Aug 25th, 2024

API Testing: Maximize Benefits and Avoid Pitfalls for Peak Performance

Author - Arun Subramanian
Api Testing and App Performance Monitoring
Aug 25th, 2024

API Testing: Maximize Benefits and Avoid Pitfalls for Peak Performance

The term “API” (Application Programming Interface) is well-known in modern application development. These days, most applications manage their own internal APIs and rely on at least one external API to handle a multitude of tasks—from user authentication to photo manipulation to maps, payments, and weather. Effective API development also involves rigorous API testing, which ensures that these interfaces work correctly and efficiently across different scenarios and use cases.

This article is focused on APIs not from a consumer standpoint but from the standpoint of developing and maintaining your own API. More and more, companies are exposing their API endpoints and making their internal APIs available to developers. Doing so opens up new revenue opportunities, as you can charge devs for access to your most popular and useful endpoints and functions. But before making your API available to the public, you must ensure it is robust and well-tested.

Even if you don’t make your API publicly available, testing your internal APIs is important for maintaining the stability of your application ecosystem. API testing services is a critical part of this maintenance and ensure that the backend routes of your application are robust, secure, and performant.

What Is API Testing? Why Is It So Important in Today’s Business World?

If the UI is the face of your application, the API is the bones, muscles, and veins. It handles routing user requests to the right parts of your backend, fulfilling those requests, updating databases, returning data to the user, and requesting resources from external APIs. Suffice it to say that if any part of that system breaks, it can affect the whole application.

API testing typically means sending requests to specific endpoints, receiving the endpoint’s response, and comparing it to an expected response. API testing should include negative tests (testing of error handling and failure) as well as positive tests (testing for successful responses.)

UI testing is also important, but typically can’t be done until development of the app or feature is nearly complete. API testing can be performed much earlier on in the development process, and can tell you whether the data in your application is flowing in the right direction.

Types of API Testing
API Testing Services

Functional Testing

Checks that an API returns the correct response. It includes unit testing, integration testing and regression testing.

Load Testing

Measures how well an API performs when receiving a high volume of requests.

Performance Testing

Evaluates your API’s real-time performance and simulates traffic spikes using load, stress, and spike testing to prevent unexpected outages.
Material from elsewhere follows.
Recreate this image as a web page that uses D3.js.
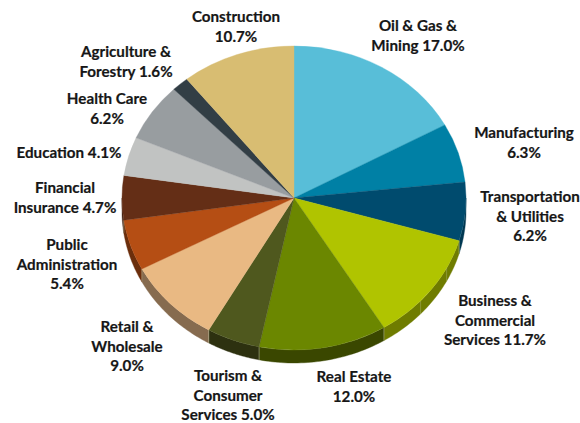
<!DOCTYPE html>
<html>
<head>
<meta charset="utf-8">
<script src="https://cdn.jsdelivr.net/npm/d3@7"></script>
<style>
  html, body { margin: 0; padding: 0; background: #fff; }
  svg { display: block; }
  text { font-family: Lato, sans-serif; font-weight: 700; font-size: 15.2px; fill: #161616; stroke: #161616; stroke-width: 0.2px; text-anchor: middle; }
</style>
</head>
<body>
<div id="chart"></div>
<script>
// Sector data, clockwise from 12 o'clock
const sectors = ["Oil & Gas & Mining", "Manufacturing", "Transportation & Utilities",
    "Business & Commercial Services", "Real Estate", "Tourism & Consumer Services",
    "Retail & Wholesale", "Public Administration", "Financial Insurance", "Education",
    "Health Care", "Agriculture & Forestry", "Construction"];
const shares = [17.0, 6.3, 6.2, 11.7, 12.0, 5.0, 9.0, 5.4, 4.7, 4.1, 6.2, 1.6, 10.7];
const topColors = ["#58bed8", "#0080a5", "#004b6e", "#b0c400", "#6b8700", "#4f581e", "#e9b983",
    "#b54e14", "#642e16", "#c1c3c2", "#989da0", "#323e45", "#d8bd72"];
const sideColors = ["#3a8ea3", "#00607c", "#003852", "#6f7c00", "#3a4700", "#2d3110", "#866b4f",
    "#6b2e0c", "#3f1c0d", "#85878a", "#6a6d70", "#22292e", "#a08c54"];

// Label text, one entry per printed line
const labelLines = [
    ["Oil & Gas &", "Mining 17.0%"],
    ["Manufacturing", "6.3%"],
    ["Transportation", "& Utilities", "6.2%"],
    ["Business &", "Commercial", "Services 11.7%"],
    ["Real Estate", "12.0%"],
    ["Tourism &", "Consumer", "Services 5.0%"],
    ["Retail &", "Wholesale", "9.0%"],
    ["Public", "Administration", "5.4%"],
    ["Financial", "Insurance 4.7%"],
    ["Education 4.1%"],
    ["Health Care", "6.2%"],
    ["Agriculture &", "Forestry 1.6%"],
    ["Construction", "10.7%"]
];

// Layout
const width = 580, height = 423;
const cx = 294, cy = 198, rx = 172, ry = 152, depth = 13;
const lineHeight = 19.6;
// centre x and first baseline of each label block
const labelPos = [[418, 31], [524, 138], [530, 202], [495, 306], [354, 382], [228, 381],
    [127, 332], [67, 250], [65, 193], [69, 158], [107, 104], [126, 57], [236, 22]];
// faint extra seams on the Business wall, in share units round the pie
const extraSeams = [32.6, 36.8];

const svg = d3.select("#chart").append("svg")
    .attr("width", width)
    .attr("height", height);

const pie = d3.pie().value(d => d).sort(null);
const slices = pie(shares);

const arc = d3.arc().innerRadius(0).outerRadius(rx);
const squash = ry / rx;
const shareToAngle = d3.scaleLinear().domain([0, d3.sum(shares)]).range([0, 2 * Math.PI]);

// Rim of the tilted disc: only the part of each slice facing the viewer
const rimPoint = (a, dy) => [cx + rx * Math.sin(a), cy - ry * Math.cos(a) + dy];

const wall = svg.append("g");
slices.forEach((s, i) => {
    const a0 = Math.max(s.startAngle, Math.PI / 2);
    const a1 = Math.min(s.endAngle, Math.PI * 1.5);
    if (a1 <= a0) return;
    const steps = d3.range(0, 41).map(k => a0 + (a1 - a0) * k / 40);
    const outline = steps.map(a => rimPoint(a, 0))
        .concat(steps.slice().reverse().map(a => rimPoint(a, depth)));
    wall.append("path")
        .attr("d", d3.line()(outline) + "Z")
        .attr("fill", sideColors[i])
        .attr("stroke", sideColors[i])
        .attr("stroke-width", 0.4);
    // pale seam where two slices meet on the rim
    if (s.startAngle > Math.PI / 2 && s.startAngle < Math.PI * 1.5) {
        wall.append("path")
            .attr("d", d3.line()([rimPoint(s.startAngle, 0), rimPoint(s.startAngle, depth)]))
            .attr("stroke", "#c9cba8")
            .attr("stroke-opacity", 0.7)
            .attr("stroke-width", 0.7);
    }
});

extraSeams.forEach(v => {
    const a = shareToAngle(v);
    wall.append("path")
        .attr("d", d3.line()([rimPoint(a, 0), rimPoint(a, depth)]))
        .attr("stroke", "#c9cba8")
        .attr("stroke-opacity", 0.45)
        .attr("stroke-width", 0.7);
});

const disc = svg.append("g")
    .attr("transform", `translate(${cx},${cy}) scale(1,${squash})`);

disc.selectAll("path")
    .data(slices)
    .enter()
    .append("path")
    .attr("d", arc)
    .attr("fill", (d, i) => topColors[i])
    .attr("stroke", (d, i) => topColors[i])
    .attr("stroke-width", 0.4);

// Labels
const labels = svg.selectAll(".label")
    .data(labelLines)
    .enter()
    .append("text")
    .attr("class", "label")
    .attr("transform", (d, i) => `translate(${labelPos[i][0]},${labelPos[i][1]})`);

labels.selectAll("tspan")
    .data(d => d)
    .enter()
    .append("tspan")
    .attr("x", 0)
    .attr("y", (d, i) => i * lineHeight)
    .text(d => d);
</script>
</body>
</html>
Runtime and Error Detection Testing

Focuses on error detection and response handling. Monitors the API under actual conditions and checks for leaks and unhandled errors.

Security Testing

Assesses how well an API responds to cyber security threats.

UI Testing

Focuses on improving the functionality and UI/UX design of your application

Fuzz Testing

Sends a large number of random requests to the API to see if it responds with errors, degrades performance, or crashes.

API testing can expose numerous security threats, such as incorrectly assigned user permissions and authentication issues, exposed resources and databases, and data leaks. There is no one type of test that is best for testing APIs. All types are important and expose different weaknesses in the system.

Why Is It Important to Know the Expected Behavior of an API?

It is vital to understand how every part of your application performs. Just as you write UI tests to make sure that a button behaves as expected when you click on it, you must write API tests to make sure that the response the endpoint returns contains the expected type and quantity of data, that the data is correctly formed, and that it is returned in a timely manner.

Without the expectations good API testing establishes, it is impossible to know when an API is performing slowly or improperly.

What Types of Applications Rely Heavily on APIs?

These days, nearly all applications rely on APIs in some form or another—whether your application is dependent on external APIs to handle tasks for you, or your own custom-built endpoints. It is likely that you will need to write tests for both the internal and external routes your application utilizes. Just because an endpoint isn’t managed by your company, doesn’t mean it isn’t your responsibility to make sure the response you’re getting from it is correct.

Bottom Line

API testing is a vital part of the software product development lifecycle, just like UI testing, unit testing, and security testing. If you plan to expose your API’s endpoints and make them publicly available, testing is doubly important—not only to ensure that your API consumers have a good experience, but also to maintain the security of your endpoints and backend.